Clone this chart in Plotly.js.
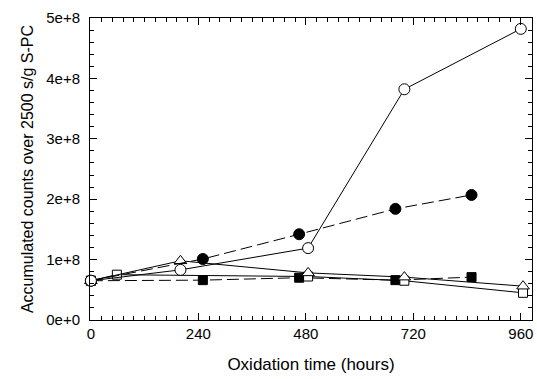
<!DOCTYPE html>
<html><head><meta charset="utf-8">
<script src="https://cdn.plot.ly/plotly-3.0.1.min.js"></script>
<style>html,body{margin:0;padding:0;background:#fff}#c{width:537px;height:379px}</style>
</head><body><div id="c"></div>
<script>
// Data
const openCircleX = [0, 200, 485, 700, 960];
const openCircleY = [6.5e7, 8.3e7, 1.19e8, 3.82e8, 4.82e8];
const filledCircleX = [0, 250, 465, 680, 850];
const filledCircleY = [6.5e7, 1.01e8, 1.42e8, 1.84e8, 2.07e8];
const filledSquareX = [0, 250, 465, 680, 850];
const filledSquareY = [6.5e7, 6.6e7, 7.0e7, 6.6e7, 7.1e7];
const triangleX = [0, 200, 485, 700, 965];
const triangleY = [6.5e7, 9.8e7, 7.8e7, 7.1e7, 5.6e7];
const openSquareX = [0, 58, 485, 700, 965];
const openSquareY = [6.5e7, 7.5e7, 7.2e7, 6.5e7, 4.5e7];
const xTicks = [0, 240, 480, 720, 960];
const yTicks = [0, 1e8, 2e8, 3e8, 4e8, 5e8];
const yTickText = ["0e+0", "1e+8", "2e+8", "3e+8", "4e+8", "5e+8"];

const blk = '#000';
const xRange = [-2, 985], yRange = [0, 5e8];
function tr(x, y, sym, dash, size) {
  const open = sym.indexOf('open') >= 0;
  return {
    x: x, y: y, type: 'scatter', mode: 'lines+markers', cliponaxis: false,
    line: {color: blk, width: 1, dash: dash},
    marker: {symbol: sym.replace('-open',''), size: size,
      color: open ? '#fff' : blk, line: {color: blk, width: 1}}
  };
}
const data = [
  tr(filledSquareX, filledSquareY, 'square', '12px,5px', 9),
  tr(openSquareX, openSquareY, 'square-open', 'solid', 9),
  tr(triangleX, triangleY, 'triangle-up-open', 'solid', 11),
  tr(filledCircleX, filledCircleY, 'circle', '12px,5px', 11),
  tr(openCircleX, openCircleY, 'circle-open', 'solid', 11),
  {x: [xRange[0]], y: [yRange[0]], xaxis: 'x2', yaxis: 'y2', type: 'scatter', mode: 'markers',
   marker: {opacity: 0}, hoverinfo: 'skip'}
];
const ff = 'Liberation Sans, Arial, sans-serif';
const tickFont = {family: ff, size: 15, color: blk};
const common = {
  ticks: 'inside', ticklen: 7, tickcolor: blk, tickwidth: 1,
  showline: true, linecolor: blk, linewidth: 1,
  showgrid: false, zeroline: false
};
const layout = {
  width: 537, height: 379,
  margin: {l: 90, r: 5, t: 18, b: 59},
  paper_bgcolor: '#fff', plot_bgcolor: '#fff',
  showlegend: false, font: tickFont,
  xaxis: Object.assign({}, common, {
    range: xRange, tickvals: xTicks, ticktext: xTicks.map(String), tickfont: tickFont,
    minor: {dtick: 24, tick0: 0, ticks: 'inside', ticklen: 4, tickcolor: blk, showgrid: false},
    title: {text: 'Oxidation time (hours)', font: {family: ff, size: 17, color: blk}, standoff: 17}
  }),
  yaxis: Object.assign({}, common, {
    range: yRange, tickvals: yTicks, ticktext: yTickText, tickfont: tickFont,
    ticklabelstandoff: 6,
    minor: {dtick: 2e7, tick0: 0, ticks: 'inside', ticklen: 4, tickcolor: blk, showgrid: false},
    title: {text: 'Accumulated counts over 2500 s/g S-PC', font: {family: ff, size: 16, color: blk}, standoff: 8}
  }),
  xaxis2: Object.assign({}, common, {
    overlaying: 'x', side: 'top', anchor: 'y2', range: xRange, tickvals: xTicks, showticklabels: false,
    minor: {dtick: 24, tick0: 0, ticks: 'inside', ticklen: 4, tickcolor: blk, showgrid: false}
  }),
  yaxis2: Object.assign({}, common, {
    overlaying: 'y', side: 'right', anchor: 'x2', range: yRange, tickvals: yTicks, showticklabels: false,
    minor: {dtick: 2e7, tick0: 0, ticks: 'inside', ticklen: 4, tickcolor: blk, showgrid: false}
  })
};
Plotly.newPlot('c', data, layout, {displayModeBar: false, staticPlot: true});
</script></body></html>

===

EXERCISE PROMPT ▸ Return each line of the data, keeping its wording exact and omitting pictures.

TASK SOLUTION ▸
Clone this chart in Plotly.js.
<!DOCTYPE html>
<html><head><meta charset="utf-8">
<script src="https://cdn.plot.ly/plotly-3.0.1.min.js"></script>
<style>html,body{margin:0;padding:0;background:#fff}#c{width:537px;height:379px}</style>
</head><body><div id="c"></div>
<script>
// Data
const openCircleX = [0, 200, 485, 700, 960];
const openCircleY = [6.5e7, 8.3e7, 1.19e8, 3.82e8, 4.82e8];
const filledCircleX = [0, 250, 465, 680, 850];
const filledCircleY = [6.5e7, 1.01e8, 1.42e8, 1.84e8, 2.07e8];
const filledSquareX = [0, 250, 465, 680, 850];
const filledSquareY = [6.5e7, 6.6e7, 7.0e7, 6.6e7, 7.1e7];
const triangleX = [0, 200, 485, 700, 965];
const triangleY = [6.5e7, 9.8e7, 7.8e7, 7.1e7, 5.6e7];
const openSquareX = [0, 58, 485, 700, 965];
const openSquareY = [6.5e7, 7.5e7, 7.2e7, 6.5e7, 4.5e7];
const xTicks = [0, 240, 480, 720, 960];
const yTicks = [0, 1e8, 2e8, 3e8, 4e8, 5e8];
const yTickText = ["0e+0", "1e+8", "2e+8", "3e+8", "4e+8", "5e+8"];

const blk = '#000';
const xRange = [-2, 985], yRange = [0, 5e8];
function tr(x, y, sym, dash, size) {
  const open = sym.indexOf('open') >= 0;
  return {
    x: x, y: y, type: 'scatter', mode: 'lines+markers', cliponaxis: false,
    line: {color: blk, width: 1, dash: dash},
    marker: {symbol: sym.replace('-open',''), size: size,
      color: open ? '#fff' : blk, line: {color: blk, width: 1}}
  };
}
const data = [
  tr(filledSquareX, filledSquareY, 'square', '12px,5px', 9),
  tr(openSquareX, openSquareY, 'square-open', 'solid', 9),
  tr(triangleX, triangleY, 'triangle-up-open', 'solid', 11),
  tr(filledCircleX, filledCircleY, 'circle', '12px,5px', 11),
  tr(openCircleX, openCircleY, 'circle-open', 'solid', 11),
  {x: [xRange[0]], y: [yRange[0]], xaxis: 'x2', yaxis: 'y2', type: 'scatter', mode: 'markers',
   marker: {opacity: 0}, hoverinfo: 'skip'}
];
const ff = 'Liberation Sans, Arial, sans-serif';
const tickFont = {family: ff, size: 15, color: blk};
const common = {
  ticks: 'inside', ticklen: 7, tickcolor: blk, tickwidth: 1,
  showline: true, linecolor: blk, linewidth: 1,
  showgrid: false, zeroline: false
};
const layout = {
  width: 537, height: 379,
  margin: {l: 90, r: 5, t: 18, b: 59},
  paper_bgcolor: '#fff', plot_bgcolor: '#fff',
  showlegend: false, font: tickFont,
  xaxis: Object.assign({}, common, {
    range: xRange, tickvals: xTicks, ticktext: xTicks.map(String), tickfont: tickFont,
    minor: {dtick: 24, tick0: 0, ticks: 'inside', ticklen: 4, tickcolor: blk, showgrid: false},
    title: {text: 'Oxidation time (hours)', font: {family: ff, size: 17, color: blk}, standoff: 17}
  }),
  yaxis: Object.assign({}, common, {
    range: yRange, tickvals: yTicks, ticktext: yTickText, tickfont: tickFont,
    ticklabelstandoff: 6,
    minor: {dtick: 2e7, tick0: 0, ticks: 'inside', ticklen: 4, tickcolor: blk, showgrid: false},
    title: {text: 'Accumulated counts over 2500 s/g S-PC', font: {family: ff, size: 16, color: blk}, standoff: 8}
  }),
  xaxis2: Object.assign({}, common, {
    overlaying: 'x', side: 'top', anchor: 'y2', range: xRange, tickvals: xTicks, showticklabels: false,
    minor: {dtick: 24, tick0: 0, ticks: 'inside', ticklen: 4, tickcolor: blk, showgrid: false}
  }),
  yaxis2: Object.assign({}, common, {
    overlaying: 'y', side: 'right', anchor: 'x2', range: yRange, tickvals: yTicks, showticklabels: false,
    minor: {dtick: 2e7, tick0: 0, ticks: 'inside', ticklen: 4, tickcolor: blk, showgrid: false}
  })
};
Plotly.newPlot('c', data, layout, {displayModeBar: false, staticPlot: true});
</script></body></html>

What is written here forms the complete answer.